▶ TASK TO CARRY OUT
Omit all images. Write out the rest of the material exactly.

▶ DATA SHOWN
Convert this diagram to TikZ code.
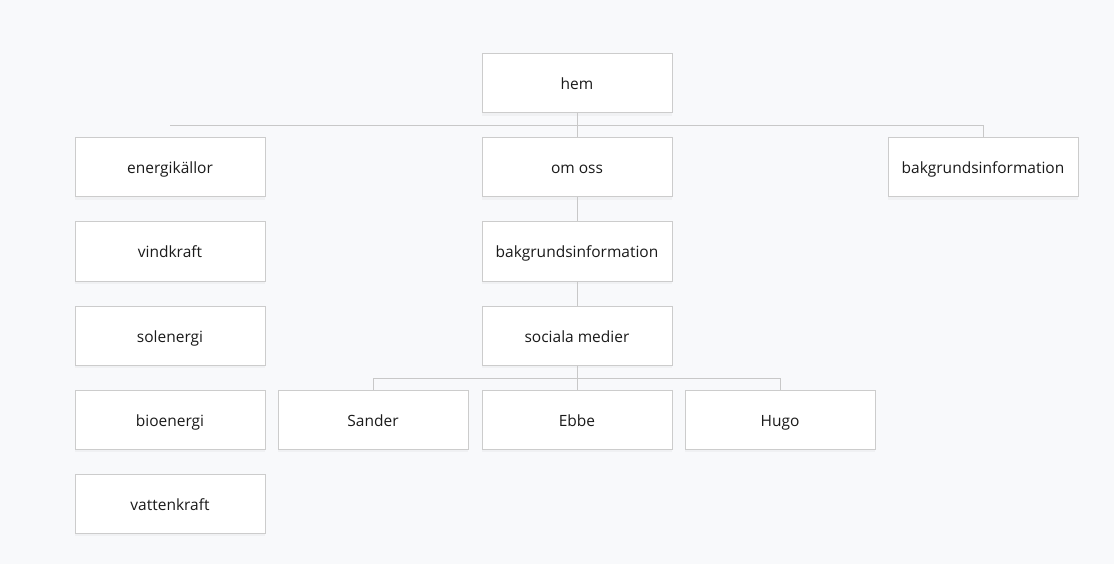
\documentclass[tikz,border=0pt]{standalone}
\usepackage{fontspec}
\setmainfont{Open Sans}
\usepackage{tikz}
\usetikzlibrary{positioning, shadows}
\definecolor{pagebg}{RGB}{248,249,251}
\definecolor{boxline}{RGB}{204,204,204}
\definecolor{linkgray}{RGB}{200,200,200}
\definecolor{textdark}{RGB}{26,26,26}

\begin{document}
\begin{tikzpicture}[
    x=1pt, y=-1pt,
    box/.style={rectangle, draw=boxline, fill=white, line width=1pt, minimum width=190pt, minimum height=59pt, inner sep=0pt, text height=13pt, text depth=0pt, font=\fontsize{15.5}{18}\selectfont, text=textdark, drop shadow={shadow xshift=0pt, shadow yshift=-3pt, opacity=0.06}},
    link/.style={draw=linkgray, line width=1pt}
]
    % Background
    \fill[pagebg] (0,0) rectangle (1114,564);

    % Top level
    \node[box] (hem) at (577, 83.5) {hem};
    \node[box] (energi) at (170, 167.5) {energikällor};
    \node[box] (om) at (577, 167.5) {om oss};
    \node[box] (bak) at (983, 167.5) {bakgrundsinformation};

    % Energy sources
    \node[box] (vind) at (170, 251.5) {vindkraft};
    \node[box] (sol) at (170, 335.5) {solenergi};
    \node[box] (bio) at (170, 419.5) {bioenergi};
    \node[box] (vatten) at (170, 503.5) {vattenkraft};

    % About us
    \node[box] (bak2) at (577, 251.5) {bakgrundsinformation};
    \node[box] (sociala) at (577, 335.5) {sociala medier};
    \node[box] (sander) at (373, 419.5) {Sander};
    \node[box] (ebbe) at (577, 419.5) {Ebbe};
    \node[box] (hugo) at (780, 419.5) {Hugo};

    % Connectors
    \coordinate (topbus) at (577, 126);
    \coordinate (subbus) at (577, 378);
    \draw[link] (hem.south) -- (om.north);
    \draw[link] (energi.north |- topbus) -- (topbus -| bak.north) -- (bak.north);
    \draw[link] (om.south) -- (bak2.north);
    \draw[link] (bak2.south) -- (sociala.north);
    \draw[link] (sociala.south) -- (ebbe.north);
    \draw[link] (sander.north) -- (sander.north |- subbus) -- (hugo.north |- subbus) -- (hugo.north);
\end{tikzpicture}
\end{document}
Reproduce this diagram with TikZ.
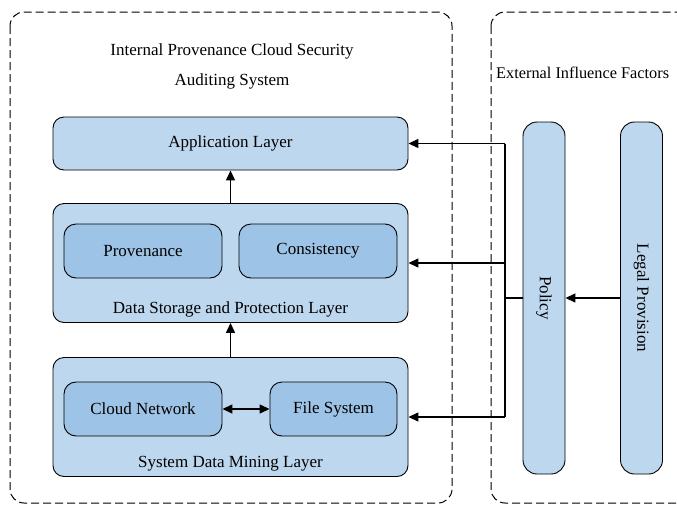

▶ RESPONSE
Convert this diagram to TikZ code.
\documentclass[tikz,border=0pt]{standalone}
\usepackage{fontspec}
\setmainfont{Open Sans}
\usepackage{tikz}
\usetikzlibrary{positioning, shadows}
\definecolor{pagebg}{RGB}{248,249,251}
\definecolor{boxline}{RGB}{204,204,204}
\definecolor{linkgray}{RGB}{200,200,200}
\definecolor{textdark}{RGB}{26,26,26}

\begin{document}
\begin{tikzpicture}[
    x=1pt, y=-1pt,
    box/.style={rectangle, draw=boxline, fill=white, line width=1pt, minimum width=190pt, minimum height=59pt, inner sep=0pt, text height=13pt, text depth=0pt, font=\fontsize{15.5}{18}\selectfont, text=textdark, drop shadow={shadow xshift=0pt, shadow yshift=-3pt, opacity=0.06}},
    link/.style={draw=linkgray, line width=1pt}
]
    % Background
    \fill[pagebg] (0,0) rectangle (1114,564);

    % Top level
    \node[box] (hem) at (577, 83.5) {hem};
    \node[box] (energi) at (170, 167.5) {energikällor};
    \node[box] (om) at (577, 167.5) {om oss};
    \node[box] (bak) at (983, 167.5) {bakgrundsinformation};

    % Energy sources
    \node[box] (vind) at (170, 251.5) {vindkraft};
    \node[box] (sol) at (170, 335.5) {solenergi};
    \node[box] (bio) at (170, 419.5) {bioenergi};
    \node[box] (vatten) at (170, 503.5) {vattenkraft};

    % About us
    \node[box] (bak2) at (577, 251.5) {bakgrundsinformation};
    \node[box] (sociala) at (577, 335.5) {sociala medier};
    \node[box] (sander) at (373, 419.5) {Sander};
    \node[box] (ebbe) at (577, 419.5) {Ebbe};
    \node[box] (hugo) at (780, 419.5) {Hugo};

    % Connectors
    \coordinate (topbus) at (577, 126);
    \coordinate (subbus) at (577, 378);
    \draw[link] (hem.south) -- (om.north);
    \draw[link] (energi.north |- topbus) -- (topbus -| bak.north) -- (bak.north);
    \draw[link] (om.south) -- (bak2.north);
    \draw[link] (bak2.south) -- (sociala.north);
    \draw[link] (sociala.south) -- (ebbe.north);
    \draw[link] (sander.north) -- (sander.north |- subbus) -- (hugo.north |- subbus) -- (hugo.north);
\end{tikzpicture}
\end{document}
Reproduce this diagram with TikZ.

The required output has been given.